Cady Kuzmich, News Editor
The government wasn’t the only thing to shut down last week. Silk Road, the so-called “E-Bay of illegal drugs,” has been officially stomped out. The popular drug-trafficking website has ended its brief, yet profitable, two year stint following the arrest of 29-year-old owner, Ross William Ulbricht. Known as “Dread Pirate Roberts” in the deepest realms of the internet, Ulbricht was arrested on October 2, in San Francisco.
The Silk Road was not exactly easy to find, especially since customers used bit-coin during transactions instead of cash or credit cards. Since its 2011 launch, Silk Road has raked in 9.5 million bit-coin, roughly equivalent to $1.2 billion. The site required a TOR network, so customers would not be able to find it by simply using Google. Regardless, Dread Pirate Roberts wasn’t quite hard enough to find. After Ulbricht’s arrest, online shopping carts full of heroin and weed were emptied, leaving those in need of a fix with two options: to hit the streets or set up an account at a competing site to do exactly the same thing.
For two years now, Silk Road has provided thousands of clients with a relatively safe way to obtain drugs. Consumers could decide who to buy from based on the ratings past consumers have given, much like any other online shopping site. SUNY Student James Hurley (name changed for anonymity), offered to share his perspective on Silk Road, saying, “What was great about it was, it really globalized things. I got some really fantastically pure MDMA from Germany. Oh, hit the spot. It made getting source drugs easy, as easy as buying off Amazon if you knew the way. You could go from no connections to being the big dealer in town, in weeks. That was not possible before.”
He went on to discuss the impact of the shutdown. “Overall I think shutting it down hurts a lot, as now people won’t be able to get good product as easily, leading to shitty people passing off Meth and Heroin as the drug du jour (Molly right now, acid yesterday, Ketamine tomorrow? Hard to tell) leading to more ODs, addiction and pain.” Hurley closed saying, “People are going to do drugs either way, best to do them as safely as possible.”

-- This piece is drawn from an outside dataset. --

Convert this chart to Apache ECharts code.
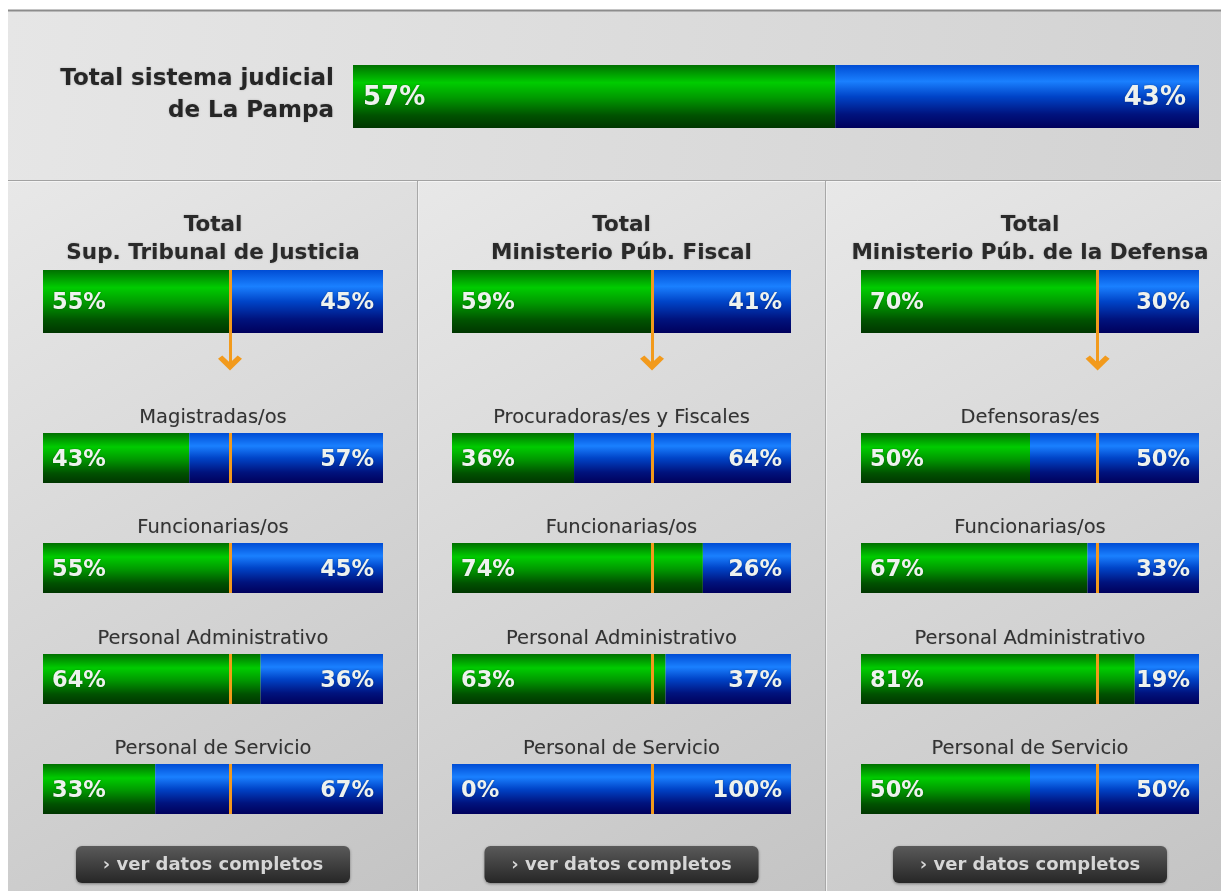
<!DOCTYPE html>
<html><head><meta charset="utf-8">
<script src="https://cdn.jsdelivr.net/npm/echarts@6/dist/echarts.min.js"></script>
<style>html,body{margin:0;padding:0;background:#fff}#c{width:1221px;height:891px}</style>
</head><body><div id="c"></div>
<script>
// ---- data ----
const overallTitle = "Total sistema judicial\nde La Pampa";
const overallMujeres = 57;
const overallVarones = 43;
const panelTitles = ["Sup. Tribunal de Justicia", "Ministerio Púb. Fiscal", "Ministerio Púb. de la Defensa"];
const panelTotalMujeres = [55, 59, 70];
const panelTotalVarones = [45, 41, 30];
const stjCategories = ["Magistradas/os", "Funcionarias/os", "Personal Administrativo", "Personal de Servicio"];
const stjMujeres = [43, 55, 64, 33];
const stjVarones = [57, 45, 36, 67];
const mpfCategories = ["Procuradoras/es y Fiscales", "Funcionarias/os", "Personal Administrativo", "Personal de Servicio"];
const mpfMujeres = [36, 74, 63, 0];
const mpfVarones = [64, 26, 37, 100];
const mpdCategories = ["Defensoras/es", "Funcionarias/os", "Personal Administrativo", "Personal de Servicio"];
const mpdMujeres = [50, 67, 81, 50];
const mpdVarones = [50, 33, 19, 50];
const buttonText = "› ver datos completos";

// ---- layout / style ----
const FONT = "'DejaVu Sans', Verdana, sans-serif";
const panelCats = [stjCategories, mpfCategories, mpdCategories];
const panelF = [stjMujeres, mpfMujeres, mpdMujeres];
const panelM = [stjVarones, mpfVarones, mpdVarones];
const panelX = [[43, 383], [452, 791], [861, 1199]];
const subTops = [433, 543, 654, 764];
const SUBH = 50;
const ORANGE = '#f29a1c';

function greenGrad() {
  return new echarts.graphic.LinearGradient(0, 0, 0, 1, [
    {offset: 0, color: '#007000'}, {offset: 0.28, color: '#00cc00'},
    {offset: 0.52, color: '#009a00'}, {offset: 0.8, color: '#005200'}, {offset: 1, color: '#003600'}]);
}
function blueGrad() {
  return new echarts.graphic.LinearGradient(0, 0, 0, 1, [
    {offset: 0, color: '#004cd4'}, {offset: 0.26, color: '#1a80ff'},
    {offset: 0.5, color: '#0044c8'}, {offset: 0.78, color: '#00137e'}, {offset: 1, color: '#00005c'}]);
}

const grids = [], xAxes = [], yAxes = [], series = [], graphics = [];

function addBar(left, top, width, height, f, m, fs, dist, markValue) {
  const gi = grids.length;
  grids.push({left: left, top: top, width: width, height: height, containLabel: false});
  xAxes.push({type: 'value', gridIndex: gi, min: 0, max: 100, show: false});
  yAxes.push({type: 'category', gridIndex: gi, data: ['v'], show: false});
  const lab = (pos, d) => ({
    show: true, position: pos, distance: d, fontFamily: FONT, fontWeight: 'bold', fontSize: fs,
    color: '#eef2ee', formatter: p => p.value + '%', offset: [0, 2],
    textShadowColor: 'rgba(0,0,0,0.35)', textShadowBlur: 2
  });
  series.push({type: 'bar', xAxisIndex: gi, yAxisIndex: gi, stack: 's' + gi, data: [f], barWidth: '100%',
    itemStyle: {color: greenGrad()}, label: lab('insideLeft', dist[0]), silent: true});
  const blue = {type: 'bar', xAxisIndex: gi, yAxisIndex: gi, stack: 's' + gi, data: [m], barWidth: '100%',
    itemStyle: {color: blueGrad()}, label: lab('insideRight', dist[1]), silent: true};
  if (markValue !== undefined) {
    blue.markLine = {silent: true, symbol: ['none', 'none'], label: {show: false}, z: 10,
      lineStyle: {color: ORANGE, width: 3, type: 'solid'}, emphasis: {disabled: true},
      data: [{xAxis: markValue}]};
  }
  series.push(blue);
}

function addArrow(left, top, width, height, value) {
  const gi = grids.length;
  grids.push({left: left, top: top, width: width, height: height});
  xAxes.push({type: 'value', gridIndex: gi, min: 0, max: 100, show: false});
  yAxes.push({type: 'value', gridIndex: gi, min: 0, max: 1, show: false});
  series.push({type: 'scatter', xAxisIndex: gi, yAxisIndex: gi, data: [], silent: true,
    markLine: {silent: true, label: {show: false}, emphasis: {disabled: true},
      symbol: ['none', 'path://M5,10 L10,3.4 L8.2,1.6 L5,5.6 L1.8,1.6 L0,3.4 Z'], symbolSize: [24, 15],
      symbolRotate: 0,
      lineStyle: {color: ORANGE, width: 3, type: 'solid'},
      itemStyle: {color: ORANGE},
      data: [[{coord: [value, 1]}, {coord: [value, 0]}]]}});
}

// ---- background ----
graphics.push({type: 'rect', shape: {x: 8, y: 10, width: 1213, height: 170},
  style: {fill: new echarts.graphic.LinearGradient(0, 0, 1, 1, [{offset: 0, color: '#e6e6e6'}, {offset: 1, color: '#d2d2d2'}])}});
const panelBg = [[8, 418], [418, 826], [826, 1221]];
panelBg.forEach(p => {
  graphics.push({type: 'rect', shape: {x: p[0], y: 180, width: p[1] - p[0], height: 711},
    style: {fill: new echarts.graphic.LinearGradient(0, 0, 1, 1, [{offset: 0, color: '#e8e8e8'}, {offset: 1, color: '#c4c4c4'}])}});
});
graphics.push({type: 'line', shape: {x1: 8, y1: 10.5, x2: 1221, y2: 10.5}, style: {stroke: '#8c8c8c', lineWidth: 2}});
graphics.push({type: 'line', shape: {x1: 8, y1: 180.5, x2: 1221, y2: 180.5}, style: {stroke: '#a2a2a2', lineWidth: 1}});
graphics.push({type: 'line', shape: {x1: 8, y1: 181.5, x2: 1221, y2: 181.5}, style: {stroke: '#f4f4f4', lineWidth: 1}});
[417.5, 825.5].forEach(x => {
  graphics.push({type: 'line', shape: {x1: x, y1: 181, x2: x, y2: 891}, style: {stroke: '#a8a8a8', lineWidth: 1}});
  graphics.push({type: 'line', shape: {x1: x + 1, y1: 181, x2: x + 1, y2: 891}, style: {stroke: '#f0f0f0', lineWidth: 1}});
});

// ---- top overall ----
graphics.push({type: 'text', x: 334, y: 95, style: {text: overallTitle, fontFamily: FONT, fontWeight: 'bold', fontSize: 23,
  lineHeight: 32, fill: '#262626', align: 'right', verticalAlign: 'middle',
  textShadowColor: 'rgba(0,0,0,0.25)', textShadowBlur: 2}});
addBar(353, 65, 846, 63, overallMujeres, overallVarones, 26, [10, 13]);

// ---- panels ----
for (let p = 0; p < 3; p++) {
  const x0 = panelX[p][0], x1 = panelX[p][1], w = x1 - x0, cx = (x0 + x1) / 2;
  graphics.push({type: 'text', x: cx, y: 239, style: {text: 'Total\n' + panelTitles[p], fontFamily: FONT, fontWeight: 'bold',
    fontSize: 21.5, lineHeight: 28, fill: '#2a2a2a', align: 'center', verticalAlign: 'middle',
    textShadowColor: 'rgba(0,0,0,0.25)', textShadowBlur: 2}});
  addBar(x0, 270, w, 63, panelTotalMujeres[p], panelTotalVarones[p], 22.5, [9, 9], panelTotalMujeres[p]);
  addArrow(x0, 333, w, 30, panelTotalMujeres[p]);
  for (let i = 0; i < 4; i++) {
    graphics.push({type: 'text', x: cx, y: subTops[i] - 15, style: {text: panelCats[p][i], fontFamily: FONT,
      fontSize: 19.5, fill: '#333333', align: 'center', verticalAlign: 'middle',
      textShadowColor: 'rgba(0,0,0,0.2)', textShadowBlur: 1}});
    addBar(x0, subTops[i], w, SUBH, panelF[p][i], panelM[p][i], 22.5, [9, 9], panelTotalMujeres[p]);
  }
  // button
  const bw = 274, bx = cx - bw / 2;
  graphics.push({type: 'rect', shape: {x: bx, y: 846, width: bw, height: 37, r: 6},
    style: {fill: new echarts.graphic.LinearGradient(0, 0, 0, 1, [{offset: 0, color: '#5a5a5a'}, {offset: 1, color: '#262626'}]),
      shadowColor: 'rgba(0,0,0,0.4)', shadowBlur: 3, shadowOffsetY: 1}});
  graphics.push({type: 'text', x: cx, y: 865, style: {text: buttonText, fontFamily: FONT, fontWeight: 'bold', fontSize: 18,
    fill: '#d6d6d6', align: 'center', verticalAlign: 'middle'}});
}

const chart = echarts.init(document.getElementById('c'), null, {renderer: 'canvas'});
chart.setOption({
  animation: false,
  backgroundColor: '#ffffff',
  grid: grids, xAxis: xAxes, yAxis: yAxes, series: series,
  graphic: {elements: graphics}
});
</script></body></html>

Despite praise for being a safer way to buy and sell drugs, the Silk Road had plenty of dark corners for shady deals. While messy street-deals were generally avoided, the site supposedly offered contact lists for hit-men, weapons and lessons on how to hack ATM machines. Even former owner, Ulbricht, has been accused of hiring a hit-man to take care of a less than compliant dealer.